It seems that modern life encourages envy. We’re constantly shown images of people who have what we want and are told that we should have the same. But this isn’t the case.
There’s a reason that envy (or jealousy) is a deadly sin. It can be very destructive, but it can also be a force for the positive. It’s possible to feel envious of someone, without wishing them harm. For instance, when you hear about a writer who can produce four books a year, blog regularly and spend a seemingly large amount of time on social media, it’s easy to feel envious of their productivity. But it’s important to remember that their life may be very different to yours. If you’re juggling a full-time job, children, a partner and an extended family, then chances are you’re going to struggle to write four books a year.
I still see my lack of productivity as a failure. I look at what other people achieve and turn a sickly shade of emerald. But, and this is the big but, I don’t wish they didn’t have their success and I don’t wish for it to be taken away from them. Instead I wish I could be better. I wish I had their stamina, their drive and their energy. (I also wish I watched less TV but more about that on another occasion!)
There are a few simple things you can do to cope with a nasty bout of comparison-itis:
1. Accept the differences – you don’t face the same challenges that someone else might have. Writing may be their full-time job, which will naturally mean they have more time to write. Instead of feeling jealous, look for ways you can maximise your own time. Make a plan of what you want to achieve. It doesn’t need to be complicated, but have a prize to aim for.

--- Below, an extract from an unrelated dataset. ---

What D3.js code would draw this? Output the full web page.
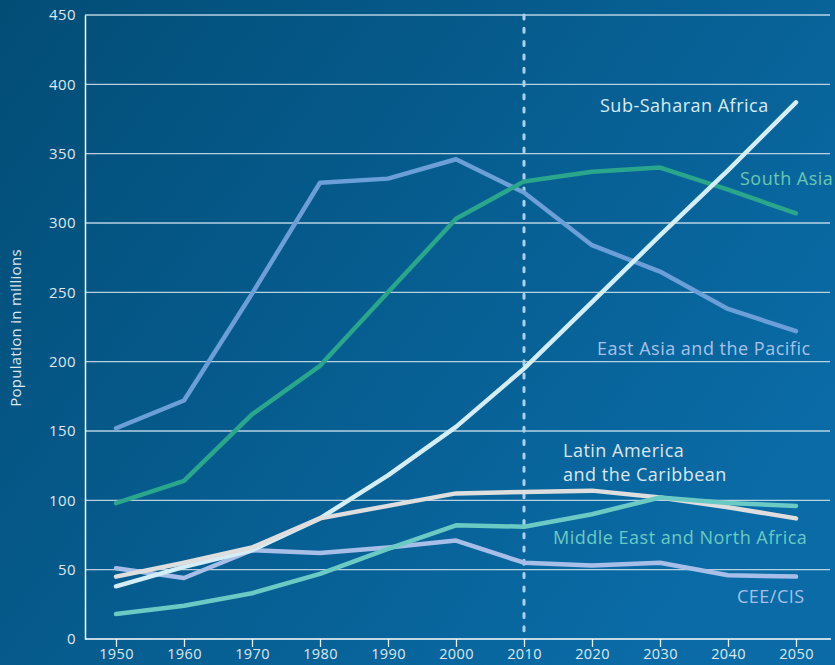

2. Choose your own prize – instead of wasting time feeling envious, get to work on the project you want to work on. Practise what will get you there. Set aside writing time and actually use it. For writing. Nothing else. Trust me, you’ll feel better once you start heading towards your goals.
3. Make the most of whatever time you have – I moaned to a friend who has recently set up her own sewing business about my lack of time to do writing. She smiled and said ‘I have the same with social media for the business. But I just take my tablet on the train to work and do it then’. What a sensible woman she is! I have a 40 min train commute to work – I used to write in the mornings so why am I not using this ‘dead time’? I immediately took her advice on board and even wrote this blog post on my mobile while in a hotel reception waiting for other people to be ready for an evening out.
I still feel guilty for every second of time that I’m not using time for building my creative business. But that’s my problem to solve. Meanwhile I’m proud of my writer friends for their achievements, not least because it gives me something to aspire to. One day I will get there, and then hopefully I’ll be inspirational to someone else.